Spades is a trick-taking card game, part of the Whist family of card games. It is similar to classics such as Hearts and Bridge. While sharing many characteristics, perhaps the main difference is that the Spade suit is always the trump.

The game gain popularity during the 1990s, as it became more easily accessible due to the internet and the formation of many tournaments. Mainly being popular in the USA, the game has spread to many different countries since its creation.

Game Goal

Spades online is usually played by four players that use a standard deck of 52 cards. The suits, ranked from highest to lowest, are as follows: A, K, Q, J, 10, 9, 8, 7, 6, 5, 4, 3, 2.

The main objective of the game is to score a certain number of points. Players can accumulate points by winning the number of tricks they have bid before the beginning of each hand. They can also lose points by not succeeding in taking the stated number or exceeding it.

Dealing and Playing

Dealing and playing is clockwise, and each player receives 13 cards. Then the bidding phase begins.
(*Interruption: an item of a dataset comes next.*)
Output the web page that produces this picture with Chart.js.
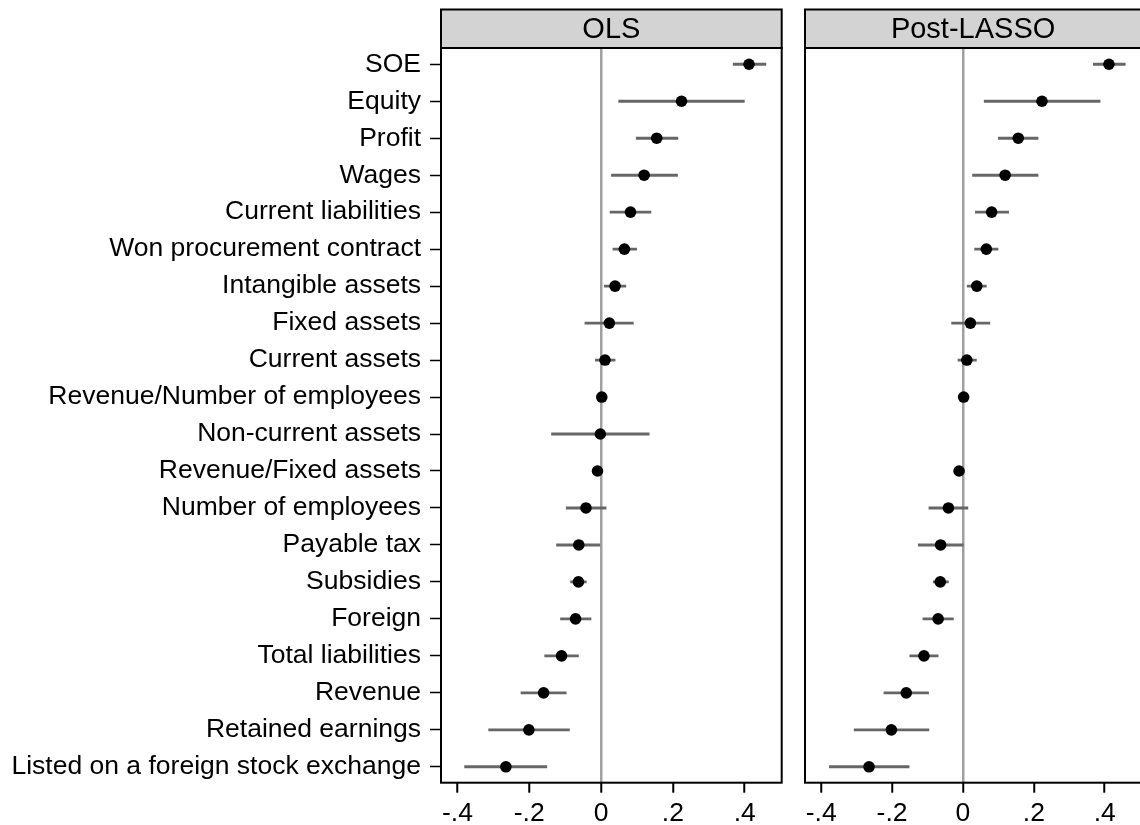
<!DOCTYPE html>
<html>
<head>
<meta charset="utf-8">
<script src="https://cdn.jsdelivr.net/npm/chart.js@4.4.1/dist/chart.umd.min.js"></script>
<style>
  html, body { margin: 0; padding: 0; background: #fff; overflow: hidden; width: 1140px; height: 825px; }
  #wrap { position: relative; width: 1140px; height: 825px; overflow: hidden; }
  canvas { position: absolute; top: 0; }
</style>
</head>
<body>
<div id="wrap">
  <canvas id="c1" width="790" height="825" style="left:0px;width:790px;height:825px"></canvas>
  <canvas id="c2" width="357" height="825" style="left:790px;width:357px;height:825px"></canvas>
</div>
<script>
// ---- data ----
const categories = [
  "SOE", "Equity", "Profit", "Wages", "Current liabilities",
  "Won procurement contract", "Intangible assets", "Fixed assets", "Current assets",
  "Revenue/Number of employees", "Non-current assets", "Revenue/Fixed assets",
  "Number of employees", "Payable tax", "Subsidies", "Foreign", "Total liabilities",
  "Revenue", "Retained earnings", "Listed on a foreign stock exchange"
];
const panelTitles = ["OLS", "Post-LASSO"];
const xTicks = [-0.4, -0.2, 0, 0.2, 0.4];

const olsCoef = [0.412, 0.224, 0.155, 0.120, 0.082, 0.065, 0.039, 0.023, 0.011, 0.002, -0.002, -0.010, -0.042, -0.062, -0.063, -0.071, -0.110, -0.160, -0.201, -0.265];
const olsLo   = [0.368, 0.049, 0.098, 0.029, 0.025, 0.033, 0.009, -0.045, -0.016, -0.001, -0.138, -0.013, -0.097, -0.124, -0.085, -0.113, -0.157, -0.223, -0.313, -0.380];
const olsHi   = [0.459, 0.399, 0.214, 0.213, 0.139, 0.099, 0.069, 0.090, 0.039, 0.005, 0.134, -0.007, 0.014, 0.000, -0.041, -0.028, -0.063, -0.097, -0.088, -0.151];

const lassoCoef = [0.412, 0.223, 0.156, 0.119, 0.081, 0.066, 0.039, 0.021, 0.011, 0.002, null, -0.011, -0.041, -0.063, -0.064, -0.070, -0.110, -0.160, -0.202, -0.265];
const lassoLo   = [0.368, 0.060, 0.100, 0.027, 0.035, 0.033, 0.012, -0.032, -0.014, -0.001, null, -0.014, -0.096, -0.126, -0.084, -0.113, -0.150, -0.223, -0.307, -0.377];
const lassoHi   = [0.458, 0.387, 0.212, 0.212, 0.129, 0.099, 0.066, 0.076, 0.038, 0.005, null, -0.008, 0.014, 0.001, -0.041, -0.027, -0.070, -0.097, -0.096, -0.152];

const FONT = "'Liberation Sans', Arial, Helvetica, sans-serif";

// header strip + frame plugin
const framePlugin = {
  id: 'frame',
  afterDraw(chart, args, opts) {
    const { ctx, chartArea: a } = chart;
    ctx.save();
    const top = 9.5;
    ctx.fillStyle = '#d3d3d3';
    ctx.fillRect(a.left, top, a.right - a.left, a.top - top);
    ctx.strokeStyle = '#000';
    ctx.lineWidth = 2;
    ctx.strokeRect(a.left, top, a.right - a.left, a.top - top);
    ctx.fillStyle = '#000';
    ctx.font = '29px ' + FONT;
    ctx.textAlign = 'center';
    ctx.textBaseline = 'middle';
    ctx.fillText(opts.title, (a.left + a.right) / 2, (top + a.top) / 2 + 1);
    ctx.strokeRect(a.left, a.top, a.right - a.left, a.bottom - a.top);
    ctx.restore();
  }
};

function fmtTick(v) {
  if (Math.abs(v) < 1e-9) return '0';
  const s = Math.abs(v).toFixed(1).replace(/^0/, '');
  return (v < 0 ? '-' : '') + s;
}

function makeChart(canvasId, title, coef, lo, hi, showY, padding) {
  const pts = [], bars = [];
  categories.forEach((c, i) => {
    if (coef[i] === null) return;
    pts.push({ x: coef[i], y: i });
    bars.push({ x: [lo[i], hi[i]], y: i });
  });
  return new Chart(document.getElementById(canvasId), {
    type: 'scatter',
    data: {
      datasets: [
        {
          type: 'scatter', data: pts, order: 0,
          pointRadius: 5.8, pointHoverRadius: 5.8,
          backgroundColor: '#000', borderWidth: 0,
          xAxisID: 'x', yAxisID: 'y'
        },
        {
          type: 'bar', data: bars, order: 1, indexAxis: 'y',
          backgroundColor: '#666666', borderWidth: 0,
          barThickness: 2.2, grouped: false,
          xAxisID: 'x', yAxisID: 'y'
        }
      ]
    },
    options: {
      responsive: false,
      animation: false,
      devicePixelRatio: 1,
      layout: { padding: padding },
      plugins: {
        legend: { display: false },
        tooltip: { enabled: false },
        frame: { title: title }
      },
      scales: {
        x: {
          type: 'linear',
          offset: false,
          min: -0.4457, max: 0.503,
          afterBuildTicks: s => { s.ticks = xTicks.map(v => ({ value: v })); },
          afterFit: s => { s.height = 42.3; },
          border: { display: false },
          grid: {
            offset: false,
            drawOnChartArea: true,
            color: c => (c.tick && Math.abs(c.tick.value) < 1e-9) ? '#a0a0a0' : 'rgba(0,0,0,0)',
            lineWidth: 2.5,
            tickColor: '#000',
            tickLength: 10,
            tickWidth: 2
          },
          ticks: {
            callback: v => fmtTick(v),
            color: '#000',
            font: { family: FONT, size: 26.5 },
            padding: 5,
            maxRotation: 0,
            autoSkip: false
          }
        },
        y: {
          type: 'linear',
          reverse: true,
          offset: false,
          min: -0.44, max: categories.length - 1 + 0.43,
          display: showY,
          afterBuildTicks: s => { s.ticks = categories.map((c, i) => ({ value: i })); },
          afterFit: s => { if (showY) s.width = 441; },
          border: { display: false },
          grid: {
            offset: false,
            drawOnChartArea: false,
            tickColor: '#000',
            tickLength: 11,
            tickWidth: 1.5
          },
          ticks: {
            callback: v => categories[v],
            color: '#000',
            font: { family: FONT, size: 26.5 },
            padding: 9,
            autoSkip: false
          }
        }
      }
    },
    plugins: [framePlugin]
  });
}

makeChart('c1', panelTitles[0], olsCoef, olsLo, olsHi, true, { top: 48, right: 8.3, bottom: 0, left: 0 });
makeChart('c2', panelTitles[1], lassoCoef, lassoLo, lassoHi, false, { top: 48, right: 1.3, bottom: 0, left: 15 });
</script>
</body>
</html>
A number of tricks are chosen by each player. They can bid any number from 0 to 13, and there is no passing in Spades. Each bid is final once stated.

There is one special case: Nil bid – when a player declares that they will not win any tricks during the round. If successful, bonus points are awarded, and if not, a penalty are reduced from the final score.

The round begins with the player to the left of the dealer. Any card can be played at the beginning, apart from a spade. Afterward, players follow suit whenever they can. If unable to do so, any card can be played.

When cards of the spade suit are involved, the highest spade played takes the trick. When no spades are played, the highest card of the lead suit is the winner.

Spades can be led when the following conditions are met:

  • A player must have already played a spade
  • A player has only spades in his hand

When the first spade is played, it is known as “breaking spades”.


The number of tricks that each player won is compared to their bids declared earlier. If a player won the exact number of tricks, each will award 10 points (a bid of 4 tricks would award 40 points).

If a player could not reach their bid, 10 points for each trick are deducted from the score. For example, a player has declared a bid of 3, but they won less than 3 tricks. The result will be a deduction of 30 points.

A successful Nil bid rewards 50 points, and if it is not – 50 points are deducted from the score.

When a player wins more tricks than declared, they score 1 more point for each additional trick (overtricks). Overtricks accumulate in the so-called bag. 5 overtricks will deduct 50 points from the score, and the bag will reset to 0.